Enter now Dr. John Connolly at the behest of Lon [sic] Dunmore. Armed forces accompany Connolly. Critical times arise, and now begin the troubles of Devereux Smith, Arthur St. Clair, John Ormsby, Aeneas Mackay, et al.

We—that is to say our ancestors—were Virginians if force and duress counted in the making of Virginians, and force and duress are never acceptable.

Connolly was a Pennsylvanian by birth, smart, as we say now, and thoroughly unscrupulous. Craig says he was a daring, enterprising and sanguine man, and had been a good deal in this country.

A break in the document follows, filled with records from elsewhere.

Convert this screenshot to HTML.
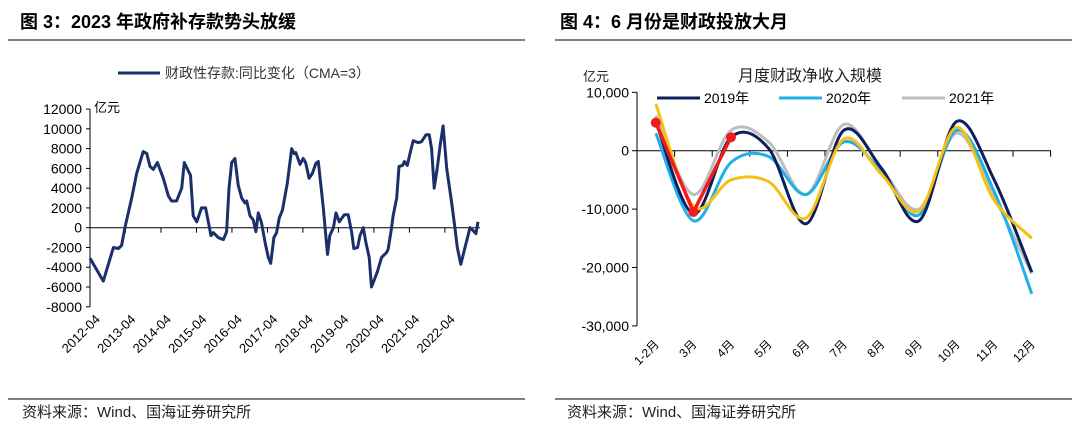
<!DOCTYPE html>
<html><head><meta charset="utf-8"><style>
body{margin:0;background:#fff;width:1080px;height:429px;overflow:hidden;font-family:"Liberation Sans","Noto Sans CJK SC",sans-serif}
svg text{font-family:"Liberation Sans","Noto Sans CJK SC",sans-serif}
</style></head><body>
<svg id="s" width="1080" height="429" xmlns="http://www.w3.org/2000/svg">
<text x="20" y="28" font-size="18" font-weight="bold" fill="#000">图 3：2023 年政府补存款势头放缓</text>
<text x="560" y="28" font-size="18" font-weight="bold" fill="#000">图 4：6 月份是财政投放大月</text>
<line x1="8" y1="40" x2="525" y2="40" stroke="#555" stroke-width="1.5"/>
<line x1="555" y1="40" x2="1072" y2="40" stroke="#555" stroke-width="1.5"/>
<line x1="8" y1="399" x2="525" y2="399" stroke="#555" stroke-width="1.5"/>
<line x1="555" y1="399" x2="1072" y2="399" stroke="#555" stroke-width="1.5"/>
<text x="22" y="417" font-size="15" fill="#222">资料来源：Wind、国海证券研究所</text>
<text x="567" y="417" font-size="15" fill="#222">资料来源：Wind、国海证券研究所</text>
<g id="L"></g><g id="R"></g>
</svg>
<script>
const NS="http://www.w3.org/2000/svg";
const leftMonths=[0,4.5,7.9,9.6,10.7,11.8,14.1,15.8,18.0,19.2,20.3,21.4,22.8,24.8,26.5,27.6,29.3,31.0,31.9,34.0,34.9,36.1,37.7,39.1,40.9,41.7,43.4,45.1,46.2,47.0,47.9,49.0,50.1,51.3,52.4,53.0,54.1,55.2,56.1,56.9,58.0,59.2,60.3,61.1,62.2,63.1,64.0,65.1,66.7,68.2,69.0,69.6,71.0,72.1,72.9,74.1,75.2,76.4,77.2,78.9,80.3,81.1,82.3,83.2,84.3,86.0,87.3,88.5,89.2,90.5,91.3,92.4,93.3,94.4,95.2,97.1,98.6,100.3,100.8,102.0,102.5,103.7,104.5,105.7,106.3,107.3,108.2,109.3,111.0,112.1,113.6,114.7,115.5,116.4,117.4,118.5,119.4,120.6,122.3,123.4,124.2,125.4,126.8,128.5,129.6,130.5,131.2];
const leftValues=[-3100,-5400,-2000,-2100,-1800,0,3000,5500,7700,7500,6200,5900,6600,5000,3200,2700,2700,4000,6600,5300,1200,600,2000,2000,-800,-500,-1000,-1200,-400,4000,6600,7000,4300,3000,2500,2700,1200,800,-400,1500,500,-1500,-3000,-3600,-1000,-500,1000,1800,4500,8000,7500,7600,6400,7000,6600,5000,5500,6500,6700,2000,-2700,-800,0,1500,600,1300,1300,-500,-2100,-2000,-800,0,-1500,-3000,-6000,-4500,-3000,-2500,-2200,0,1200,3000,6200,6300,6700,6300,7500,8800,8600,8700,9400,9400,8000,4000,6000,8500,10300,6000,2500,0,-2000,-3700,-2000,0,-300,-600,600];
const leftTicks=[12000,10000,8000,6000,4000,2000,0,-2000,-4000,-6000,-8000];
const leftLabels=["2012-04","2013-04","2014-04","2015-04","2016-04","2017-04","2018-04","2019-04","2020-04","2021-04","2022-04"];

const months=["1-2月","3月","4月","5月","6月","7月","8月","9月","10月","11月","12月"];
const s2019=[5000,-10800,2300,400,-12500,3500,-3000,-12000,5000,-5000,-20800];
const s2020=[3000,-12000,-2000,-1000,-7500,1500,-3500,-11000,3500,-7000,-24500];
const s2021=[6000,-7500,3500,1500,-7500,4500,-3000,-10000,3000,-8000,-21000];
const s2022=[8000,-9500,-5000,-5300,-11500,2000,-4000,-10300,4000,-8500,-15000];
const s2023=[4800,-10500,2300];
const rightTicks=[10000,0,-10000,-20000,-30000];
const rightTickLabels=["10,000","0","-10,000","-20,000","-30,000"];

function mk(tag,attrs,parent,txt){const e=document.createElementNS(NS,tag);for(const k in attrs)e.setAttribute(k,attrs[k]);if(txt!==undefined)e.textContent=txt;parent.appendChild(e);return e;}
const L=document.getElementById('L'),R=document.getElementById('R');

// LEFT
const lx=m=>90+m*(388/131.2);
const ly=v=>227.7-v/2000*19.77;
let e;
e=mk('line',{x1:90,y1:ly(12000),x2:90,y2:ly(-8000),stroke:'#000','stroke-width':1},L);


e=mk('line',{x1:90,y1:ly(0),x2:480,y2:ly(0),stroke:'#000','stroke-width':1},L);


leftTicks.forEach(t=>{
 e=mk('line',{x1:86,y1:ly(t),x2:90,y2:ly(t),stroke:'#000'},L);
 
 
 e=mk('text',{x:82,y:ly(t)+5,'font-size':14,'text-anchor':'end',fill:'#000'},L,String(t));
 
 
});
for(let k=1;k<=10;k++){
 e=mk('line',{x1:lx(k*12),y1:ly(0),x2:lx(k*12),y2:ly(0)+5,stroke:'#000'},L);
 
 
}
leftLabels.forEach((s,i)=>{
 const x=lx(i*12+3)+2,y=320;
 e=mk('text',{x:x,y:y,'font-size':13,'text-anchor':'end',fill:'#000',transform:`rotate(-45 ${x} ${y})`},L,s);
 
 
});
e=mk('text',{x:94,y:112,'font-size':13,fill:'#000'},L,'亿元');


e=mk('path',{d:leftMonths.map((m,i)=>(i?'L':'M')+lx(m).toFixed(1)+' '+ly(leftValues[i]).toFixed(1)).join(''),fill:'none',stroke:'#1c2f6b','stroke-width':3,'stroke-linejoin':'round'},L);


e=mk('line',{x1:118,y1:73,x2:160,y2:73,stroke:'#1c2f6b','stroke-width':3},L);


e=mk('text',{x:165,y:78,'font-size':14,fill:'#333'},L,'财政性存款:同比变化（CMA=3）');



// RIGHT
const bw=37.6;
const rx=i=>637+bw*(i+0.5);
const ry=v=>150.7-v/10000*58.4;
e=mk('line',{x1:637,y1:ry(10000),x2:637,y2:ry(-30000),stroke:'#000'},R);


e=mk('line',{x1:637,y1:ry(0),x2:1051,y2:ry(0),stroke:'#000'},R);


rightTicks.forEach((t,i)=>{
 e=mk('line',{x1:632,y1:ry(t),x2:637,y2:ry(t),stroke:'#000'},R);
 
 
 e=mk('text',{x:629,y:ry(t)+5,'font-size':14,'text-anchor':'end',fill:'#000'},R,rightTickLabels[i]);
 
 
});
months.forEach((m,i)=>{
 const xt=637+bw*(i+1);
 e=mk('line',{x1:xt,y1:ry(0),x2:xt,y2:ry(0)+6,stroke:'#000'},R);
 
 
 const x=rx(i)+4,y=345;
 e=mk('text',{x:x,y:y,'font-size':12,'text-anchor':'end',fill:'#000',transform:`rotate(-45 ${x} ${y})`},R,m);
 
 
});
function smooth(vals){
 const p=vals.map((v,i)=>[rx(i),ry(v)]);let d='M'+p[0][0]+' '+p[0][1];
 for(let i=0;i<p.length-1;i++){const a=p[i-1]||p[i],b=p[i],c=p[i+1],n=p[i+2]||c;
  const c1=[b[0]+(c[0]-a[0])/6,b[1]+(c[1]-a[1])/6],c2=[c[0]-(n[0]-b[0])/6,c[1]-(n[1]-b[1])/6];
  d+=`C${c1[0].toFixed(1)} ${c1[1].toFixed(1)} ${c2[0].toFixed(1)} ${c2[1].toFixed(1)} ${c[0].toFixed(1)} ${c[1].toFixed(1)}`;}
 return d;}
e=mk('path',{d:smooth(s2021),fill:'none',stroke:'#bdbdbd','stroke-width':3},R);


e=mk('path',{d:smooth(s2020),fill:'none',stroke:'#1fb0e8','stroke-width':3},R);


e=mk('path',{d:smooth(s2019),fill:'none',stroke:'#0e1f5c','stroke-width':3},R);


e=mk('path',{d:smooth(s2022),fill:'none',stroke:'#f7bf14','stroke-width':3},R);


e=mk('path',{d:s2023.map((v,i)=>(i?'L':'M')+rx(i)+' '+ry(v)).join(''),fill:'none',stroke:'#f01c1c','stroke-width':3.5},R);


s2023.forEach((v,i)=>{
 e=mk('circle',{cx:rx(i),cy:ry(v),r:5,fill:'#f01c1c'},R);
 
 
});
e=mk('text',{x:810,y:81,'font-size':16,'text-anchor':'middle',fill:'#222'},R,'月度财政净收入规模');


e=mk('text',{x:583,y:81,'font-size':13,fill:'#222'},R,'亿元');


[['#0e1f5c',657,'2019年'],['#1fb0e8',779,'2020年'],['#bdbdbd',902,'2021年']].forEach(l=>{
 e=mk('line',{x1:l[1],y1:98,x2:l[1]+43,y2:98,stroke:l[0],'stroke-width':3},R);
 
 
 e=mk('text',{x:l[1]+47,y:103,'font-size':14,fill:'#000'},R,l[2]);
 
 
});
</script>
</body></html>
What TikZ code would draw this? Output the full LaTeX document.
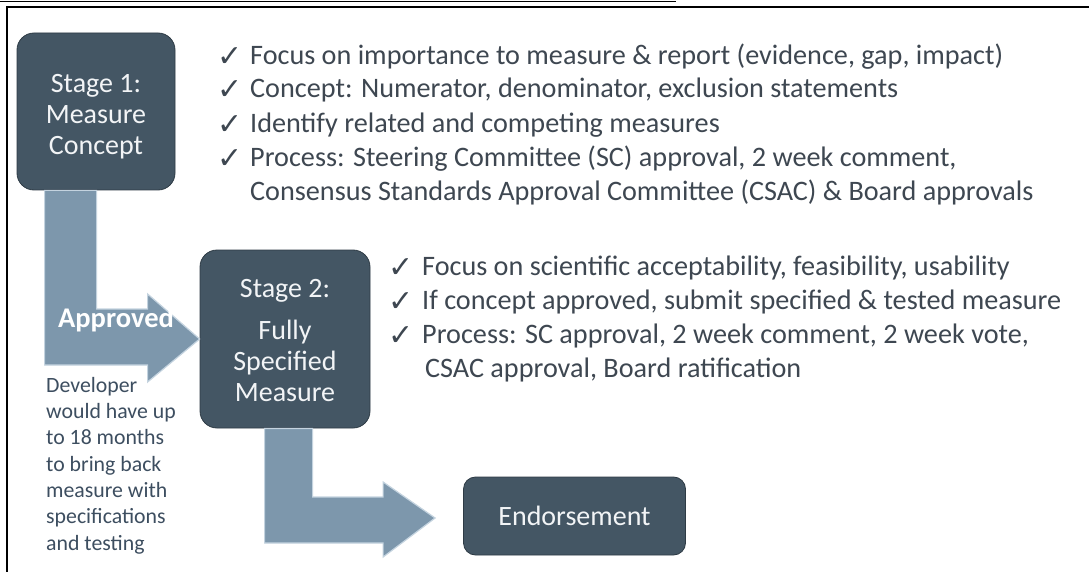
\documentclass[tikz,border=0pt]{standalone}
\usepackage{fontspec}
\setmainfont{Carlito}
\newfontfamily\symfont{DejaVu Sans}
\usetikzlibrary{calc}
\definecolor{boxc}{HTML}{445664}
\definecolor{boxedge}{HTML}{2E3B45}
\definecolor{arrc}{HTML}{7D97AC}
\definecolor{arrhi}{HTML}{C4D3DF}
\definecolor{txtc}{HTML}{3E4751}
\definecolor{devc}{HTML}{3D4E60}
\definecolor{boxtxt}{HTML}{F2F4F6}
\tikzset{
  stagebox/.style={draw=boxedge, line width=0.8pt, fill=boxc, rounded corners=17pt, align=center,
    text=boxtxt, font=\fontsize{28}{31}\selectfont, inner sep=0pt},
  boxlabel/.style={align=center, text=boxtxt, font=\fontsize{28}{31}\selectfont, inner sep=0pt},
  blockarrow/.style={fill=arrc, draw=arrhi, line width=1.2pt, line join=miter},
  bul/.style={anchor=west, text=txtc, font=\fontsize{28.2}{32}\selectfont, inner sep=0pt},
  chk/.style={anchor=west, text=txtc, font=\symfont\fontsize{30}{32}\selectfont, inner sep=0pt},
}
\begin{document}
\begin{tikzpicture}[x=1pt,y=-1pt]
\useasboundingbox (0,0) rectangle (1089,572);
\fill[white] (0,0) rectangle (1089,572);
% frame lines
\coordinate (tl0) at (0,1.5);
\coordinate (tl1) at (676,1.5);
\draw[line width=1.3pt] (tl0) -- (tl1);
\coordinate (fa) at (7,572);
\coordinate (fb) at (7,7.5);
\coordinate (fc) at (1089,7.5);
\draw[line width=2pt] (fa) -- (fb) -- (fc);

% boxes
\node[stagebox, minimum width=158pt, minimum height=157pt] (s1) at (96,111.5) {};
\node[boxlabel] (s1t) at ($(s1.center)+(0,5)$) {Stage 1:\\Measure\\Concept};
\node[stagebox, minimum width=170pt, minimum height=178pt] (s2) at (285,339) {};
\node[boxlabel] (s2t) at ($(s2.center)+(0,1.5)$) {Stage 2:\\[11pt]Fully\\Specified\\Measure};
\node[stagebox, rounded corners=12pt, minimum width=222pt, minimum height=78pt] (en) at (574.5,516) {Endorsement};

% block arrow 1 (stage 1 -> stage 2)
\draw[blockarrow]
  ($(s1.south west)+(28,0)$) -- ($(s1.south west)+(80,0)$) |- ($(s2.west)+(-52,-30)$)
  -- ($(s2.west)+(-52,-45)$) -- (s2.west) -- ($(s2.west)+(-52,43)$) -- ($(s2.west)+(-52,26)$)
  -| cycle;
\node[text=white, font=\bfseries\fontsize{28.5}{30}\selectfont, inner sep=0pt] (ap) at (116,320) {Approved};

% block arrow 2 (stage 2 -> endorsement)
\coordinate (tip2) at ($(en.west)+(-28,2)$);
\draw[blockarrow]
  ($(s2.south west)+(65,0)$) -- ($(s2.south west)+(113,0)$) |- ($(tip2)+(-52,-21)$)
  -- ($(tip2)+(-52,-36)$) -- (tip2) -- ($(tip2)+(-52,39)$) -- ($(tip2)+(-52,25)$)
  -| cycle;

% stage 1 bullets
\foreach \y/\nm in {57/a1,90/a2,125/a3,159/a4}{\node[chk] (c\nm) at (217,\y) {✓};}
\node[bul] (t1) at (250,57) {Focus on importance to measure \& report (evidence, gap, impact)};
\node[bul] (t2) at (250,90) {Concept: Numerator, denominator, exclusion statements};
\node[bul] (t3) at (250,125) {Identify related and competing measures};
\node[bul] (t4) at (250,159) {Process: Steering Committee (SC) approval, 2 week comment,};
\node[bul] (t5) at (250,192) {Consensus Standards Approval Committee (CSAC) \& Board approvals};

% stage 2 bullets
\foreach \y/\nm in {268/b1,302/b2,336/b3}{\node[chk] (c\nm) at (388,\y) {✓};}
\node[bul] (u1) at (422,268) {Focus on scientific acceptability, feasibility, usability};
\node[bul] (u2) at (422,302) {If concept approved, submit specified \& tested measure};
\node[bul] (u3) at (422,336) {Process: SC approval, 2 week comment, 2 week vote,};
\node[bul] (u4) at (425,370) {CSAC approval, Board ratification};

% developer note
\node[anchor=north west, align=left, text=devc, font=\fontsize{21.8}{26.3}\selectfont, inner sep=0pt] (dev) at (46,377)
  {Developer\\would have up\\to 18 months\\to bring back\\measure with\\specifications\\and testing};
\end{tikzpicture}
\end{document}
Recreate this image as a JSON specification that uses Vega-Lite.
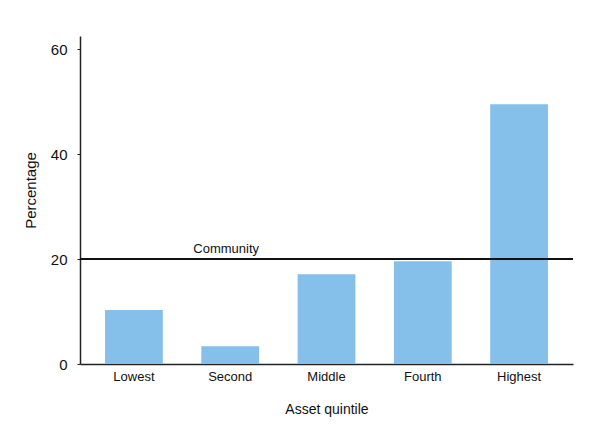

As early as 1754 the Penns had tried to have their western boundary fixed. The claims of Virginia to the lands west and northwest of their coastline were indefinite. The fort proposed by Dinwiddie at the forks of the Ohio was built with the consent of the Penns as a safeguard against the mutual enemy of both colonies, the French.

Dinwiddie had sent Washington to the French fort in 1753, a futile mission it turned out. It must have amused the redoubtable and gentlemanly Legardeur de St. Pierre, the French commander, when he considered the presumption of Dinwiddie. At any rate St. Pierre evidently had a quiet little laugh in the interior of his sleeve, and was fully justified in giving old Robert Dinwiddie, the rapacious grouch at Williamsburg, Va., what we know now as the ha-ha.

Fort Is Not Built.

And all the time the Penns sighed, and Dinwiddie swore, and his fort was not built. Thomas Penn, wise man, stipulated that if this fort was built it must be without prejudice to his claim if the site be found within the Pennsylvania limits. The Penns claimed that the forks were six miles within her grant.

In the ultimate settlement of the boundary line they got much more; what the map of Pennsylvania shows.

As early as 1770 the Virginia authorities began to interest themselves in the colony on the Ohio, and settlers came into the region. In 1773, the Penns petitioned the king to settle the boundary dispute, but Dunmore denied their rights and declared a large tract of land some 50 miles within Pennsylvania territory to be under his control. Dunmore's pliant tool, Connolly, came, settlers were granted land by Virginia and many petty feuds ensued between settlers claiming rights from both parties.

Connolly reigned with a high hand. He was thoroughly hated by the Pennsylvania contingent in Pittsburgh and his downfall was complete when it came.

When Connolly took possession of the ruined Fort Pitt he changed its name to Fort Dunmore, but the name did not stick.

The troubles inspired by Connolly involving Devereux, Smith and his compatriots lasted until the summer of 1775.